Indian-origin British Home Secretary Suella Braverman had referred to small-boat crossings through the English Channel as "the invasion of our southern coast”, saying "illegal immigration is out of control."

Braverman has been accused of deliberately worsening conditions for asylum seekers by refusing to book hotel rooms.
Braverman has been accused of deliberately worsening conditions for asylum seekers by refusing to book hotel rooms. (AFP Archive)

Britain's interior minister has faced criticism for describing migrants crossing the English Channel in small boats as an "invasion," days after an immigration centre was attacked with firebombs.

Prime Minister Rishi Sunak, who appointed Suella Braverman after he took office last week, told his Cabinet on Tuesday that Britain "would always be a compassionate, welcoming country," his spokesperson said.

Home Secretary Braverman used the term while defending conditions at a processing centre for new arrivals where some 4,000 people have been held in a facility intended for 1,600.

Braverman referred to small-boat crossings on Monday as “the invasion of our southern coast” and said: “illegal immigration is out of control.”

Her deputy, Immigration Minister Robert Jenrick, distanced himself from her words.

“In a job like mine you have to choose your words very carefully,” he told Sky News. “And I would never demonize people coming to this country in pursuit of a better life.”

The number of asylum-seekers attempting to reach Britain by boat has increased steadily, and the system for considering applications has slowed to a crawl amid turmoil in the Conservative government, which is on its third prime minister and third home secretary this year.

READ MORE: India-origin minister complains 'low-skilled' migrants coming to UK

Braverman accused of deliberately targeting asylum seekers

Manston — a former airfield in southeast England — is supposed to be a temporary processing centre where new arrivals spend 24 hours before moving on to longer-term accommodation, but refugee groups say some people have been stuck there for weeks. 

Some families are sleeping in tents, and there have been cases of diphtheria and scabies.

Chief Inspector of Prisons Charlie Taylor said that when he visited the site recently, he saw people sleeping on floors and “lots and lots of people in a room, all squished in together.”

“For a few hours, that would be acceptable, but where people are spending long periods of time there, it just isn’t,” he told Sky News.

Critics accuse Braverman of deliberately worsening conditions at Manston by refusing to book hotel rooms for asylum seekers.

The government said, “large numbers” of people were being moved out of Manston on Tuesday to relieve pressure. It said a facility some 20 miles (32 kilometres) away in the port town of Dover that was firebombed Sunday had reopened.

Police said counterterrorism officers were leading the investigation into the firebombing, which slightly injured two staff members. The suspect, a 66-year-old man from a town about 100 miles (160 kilometres) away, threw “a number of crude incendiary devices," then drove away and killed himself.

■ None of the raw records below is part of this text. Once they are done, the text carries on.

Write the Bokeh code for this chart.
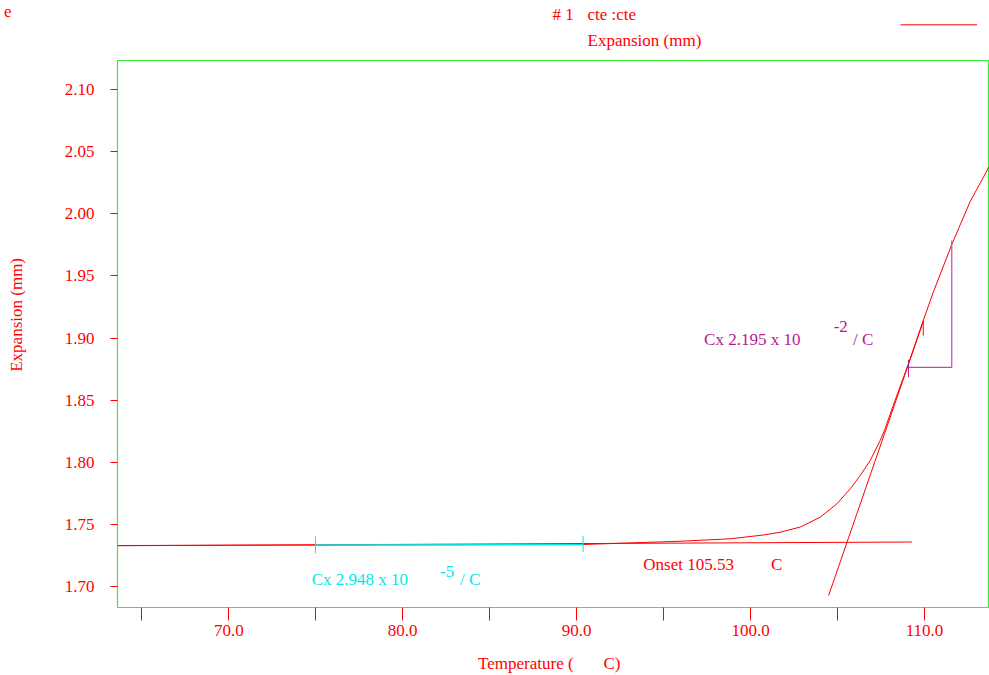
from bokeh.plotting import figure
from bokeh.layouts import column
from bokeh.models import Label, FixedTicker, Range1d
from bokeh.core.properties import value
from bokeh.embed import file_html
from bokeh.resources import INLINE

# ---- data ----
temp = [63.603, 74.983, 82.741, 90.328, 95.960, 98.833, 100.730, 101.707, 102.856,
        104.006, 104.966, 105.730, 106.305, 106.879, 107.454, 107.741, 108.201,
        109.063, 109.868, 110.500, 111.592, 112.626, 113.718]
expansion = [1.73300, 1.73340, 1.73356, 1.73381, 1.73646, 1.73839, 1.74145, 1.74371, 1.74789,
             1.75578, 1.76656, 1.77864, 1.78934, 1.80142, 1.81751, 1.82717, 1.84569,
             1.87869, 1.91169, 1.93664, 1.97608, 2.00988, 2.03805]

baseline_t = [63.603, 109.276]
baseline_e = [1.73284, 1.73582]

fit_t = [74.983, 90.37]
fit_e = [1.73356, 1.73370]

tangent_t = [104.49, 109.93]
tangent_e = [1.69276, 1.91330]

tri_t = [109.08, 111.57, 111.57]
tri_e = [1.8765, 1.8765, 1.9785]

onset_value = "105.53"
cte_low = "2.948"
cte_high = "2.195"
series_name = "cte :cte"
series_id = "# 1"
y_title = "Expansion (mm)"

x_ticks = [65, 70, 75, 80, 85, 90, 95, 100, 105, 110]
x_labels = {65: "", 70: "70.0", 75: "", 80: "80.0", 85: "", 90: "90.0", 95: "", 100: "100.0", 105: "", 110: "110.0"}
y_ticks = [1.70, 1.75, 1.80, 1.85, 1.90, 1.95, 2.00, 2.05, 2.10]

RED = "#ff0000"
GREEN = "#33ee33"
CYAN = "#00e8e8"
MAG = "#b8188f"
MAGL = "#c548a8"
FONT = "Liberation Serif"
FS = "17px"
NB = "\u00a0"

W = 989
LEFT = 117
HEAD_H = 59
MAIN_H = 616

# ---------------- header strip (its frame is aligned with the main frame) ----------------
h = figure(width=W, height=HEAD_H, output_backend="svg", toolbar_location=None,
           x_range=Range1d(LEFT, W), y_range=Range1d(HEAD_H, 0),
           x_axis_type=None, min_border=0, min_border_left=LEFT)
h.outline_line_color = None
h.grid.visible = False
h.background_fill_color = "white"
h.border_fill_color = "white"
hy = h.yaxis[0]
hy.ticker = FixedTicker(ticks=[])
hy.axis_line_color = None
hy.major_tick_out = 0
hy.major_tick_in = 0
hy.minor_tick_line_color = None
hy.major_label_standoff = 0
hy.axis_label = "e\n\n"
hy.axis_label_orientation = "horizontal"
hy.axis_label_standoff = 106
hy.axis_label_text_color = RED
hy.axis_label_text_font = FONT
hy.axis_label_text_font_size = FS
hy.axis_label_text_font_style = "normal"
hy.axis_label_text_line_height = 1.0

h.text(x=[552, 587, 587], y=[14, 14, 40],
       text=[series_id, series_name, y_title],
       text_color=RED, text_font=value(FONT), text_font_size=FS,
       text_baseline="middle", text_align="left")
h.line([900, 976.5], [24.3, 24.3], line_color=RED, line_width=1)

# ---------------- main plot ----------------
p = figure(width=W, height=MAIN_H, output_backend="svg", toolbar_location=None,
           x_range=Range1d(63.6, 113.74), y_range=Range1d(1.6831, 2.1235),
           min_border_left=LEFT, min_border_right=0, min_border_top=1, min_border_bottom=68)
p.background_fill_color = "white"
p.border_fill_color = "white"
p.outline_line_color = GREEN
p.outline_line_width = 1.2
p.grid.visible = False

for ax in (p.xaxis[0], p.yaxis[0]):
    ax.axis_line_color = None
    ax.major_tick_line_color = RED
    ax.minor_tick_line_color = None
    ax.major_tick_in = 0
    ax.major_label_text_color = RED
    ax.major_label_text_font = FONT
    ax.major_label_text_font_size = FS
    ax.axis_label_text_color = RED
    ax.axis_label_text_font = FONT
    ax.axis_label_text_font_size = FS
    ax.axis_label_text_font_style = "normal"

p.xaxis[0].ticker = FixedTicker(ticks=x_ticks)
p.xaxis[0].major_label_overrides = x_labels
p.xaxis[0].major_tick_out = 13
p.xaxis[0].major_label_standoff = 4
p.xaxis[0].axis_label = "Temperature (" + NB * 7 + "C)" + NB * 2
p.xaxis[0].axis_label_standoff = 15

p.yaxis[0].ticker = FixedTicker(ticks=y_ticks)
p.yaxis[0].major_label_overrides = {v: f"{v:.2f}" for v in y_ticks}
p.yaxis[0].major_tick_out = 7
p.yaxis[0].major_label_standoff = 16
p.yaxis[0].axis_label = NB * 9 + y_title
p.yaxis[0].axis_label_standoff = 36

# curve and analysis lines
p.line(baseline_t, baseline_e, line_color=RED, line_width=1)
p.line(temp, expansion, line_color=RED, line_width=1)
p.line(fit_t, fit_e, line_color=CYAN, line_width=1.2)
p.segment(x0=[fit_t[0], fit_t[1]], y0=[fit_e[0] - 0.0068, fit_e[1] - 0.0060],
          x1=[fit_t[0], fit_t[1]], y1=[fit_e[0] + 0.0068, fit_e[1] + 0.0072],
          line_color=CYAN, line_width=1)
p.line(tangent_t, tangent_e, line_color=RED, line_width=1)
p.line(tri_t, tri_e, line_color=MAGL, line_width=1.2)
p.segment(x0=[tri_t[0], tangent_t[1]], y0=[tri_e[0] - 0.008, 1.9020],
          x1=[tri_t[0], tangent_t[1]], y1=[tri_e[0] + 0.006, 1.9141],
          line_color=[MAG, RED], line_width=1)

def dlabel(x, y, text, color):
    p.add_layout(Label(x=x, y=y, text=text, text_color=color, text_font=FONT,
                       text_font_size=FS, text_baseline="middle", text_align="left"))

dlabel(74.77, 1.7056, f"Cx {cte_low} x 10", CYAN)
dlabel(82.15, 1.7118, "-5", CYAN)
dlabel(83.30, 1.7056, "/ C", CYAN)
dlabel(93.83, 1.7177, f"Onset {onset_value}", RED)
dlabel(101.18, 1.7177, "C", RED)
dlabel(97.33, 1.8988, f"Cx {cte_high} x 10", MAG)
dlabel(104.78, 1.9090, "-2", MAG)
dlabel(105.89, 1.8988, "/ C", MAG)

layout = column(h, p, spacing=0)
open("out.html", "w").write(file_html(layout, INLINE))
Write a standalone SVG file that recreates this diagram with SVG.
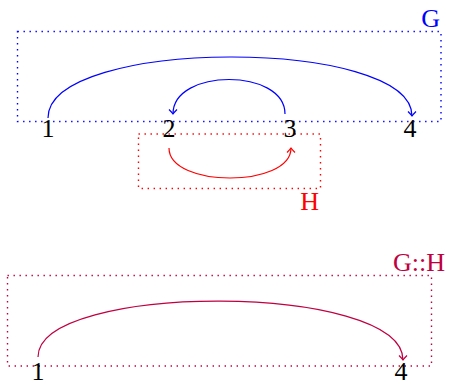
<svg xmlns="http://www.w3.org/2000/svg" width="450" height="381" viewBox="0 0 450 381">
<style>
.box{fill:none;stroke-width:1.4;stroke-dasharray:1.4 4.6}
.edge{fill:none;stroke-width:1.2}
.num{font-family:"Liberation Serif",serif;font-size:26px;fill:#000;text-anchor:middle}
.lbl{font-family:"Liberation Serif",serif;font-size:26px}
</style>
<defs>
<marker id="ab" markerUnits="userSpaceOnUse" markerWidth="12" markerHeight="12" refX="0" refY="0" viewBox="-6 -6 12 12" orient="auto" overflow="visible">
<path d="M-4.5,-4 Q-1.5,-1 0,0 Q-1.5,1 -4.5,4" fill="none" stroke="#0000ff" stroke-width="1.2"/>
</marker>
<marker id="ar" markerUnits="userSpaceOnUse" markerWidth="12" markerHeight="12" refX="0" refY="0" viewBox="-6 -6 12 12" orient="auto" overflow="visible">
<path d="M-4.5,-4 Q-1.5,-1 0,0 Q-1.5,1 -4.5,4" fill="none" stroke="#ff0000" stroke-width="1.2"/>
</marker>
<marker id="ap" markerUnits="userSpaceOnUse" markerWidth="12" markerHeight="12" refX="0" refY="0" viewBox="-6 -6 12 12" orient="auto" overflow="visible">
<path d="M-4.5,-4 Q-1.5,-1 0,0 Q-1.5,1 -4.5,4" fill="none" stroke="#c00040" stroke-width="1.2"/>
</marker>
</defs>
<g id="G">
<rect class="box" x="17.5" y="31.5" width="423.5" height="90" stroke="#0000ff"/>
<text class="lbl" x="440" y="27" text-anchor="end" fill="#0000ff">G</text>
</g>
<g id="H">
<rect class="box" x="138.5" y="134" width="182" height="54.5" stroke="#ff0000"/>
<text class="lbl" x="319" y="210" text-anchor="end" fill="#ff0000">H</text>
</g>
<g id="GH">
<rect class="box" x="7.5" y="275.5" width="424" height="90.5" stroke="#c00040"/>
<text class="lbl" x="445" y="271" text-anchor="end" fill="#c00040">G::H</text>
</g>
<g id="connectors">
<path class="edge" d="M48,118 C48,37 412,37 412,116" stroke="#0000ff" marker-end="url(#ab)"/>
<path class="edge" d="M285,114 C285,68 173,68 173,114" stroke="#0000ff" marker-end="url(#ab)"/>
<path class="edge" d="M169,148 C169,188 291,188 291,148" stroke="#ff0000" marker-end="url(#ar)"/>
<path class="edge" d="M38,357 C38,282 403,282 403,360" stroke="#c00040" marker-end="url(#ap)"/>
</g>
<g id="n1"><text class="num" x="48" y="137">1</text></g>
<g id="n2"><text class="num" x="169" y="137">2</text></g>
<g id="n3"><text class="num" x="290" y="137">3</text></g>
<g id="n4"><text class="num" x="410" y="137">4</text></g>
<g id="m1"><text class="num" x="38" y="380">1</text></g>
<g id="m4"><text class="num" x="401" y="380">4</text></g>
</svg>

Detective Chief Superintendent Olly Wright of Counter Terrorism Policing South East said the attack was “likely to be driven by some form of hate-filled grievance.”

Just over 48,000 people applied for asylum in the UK in 2021, fewer than in Germany, France or Spain. But there has been a sharp increase in the number of people trying to cross the channel in dinghies and other small craft as alternative routes, such as stowing away on trucks, have become more difficult.

Some 40,000 people have made the hazardous journey across one of the world’s busiest shipping lanes so far this year, up from 28,000 in all of 2021 and 8,500 in 2020.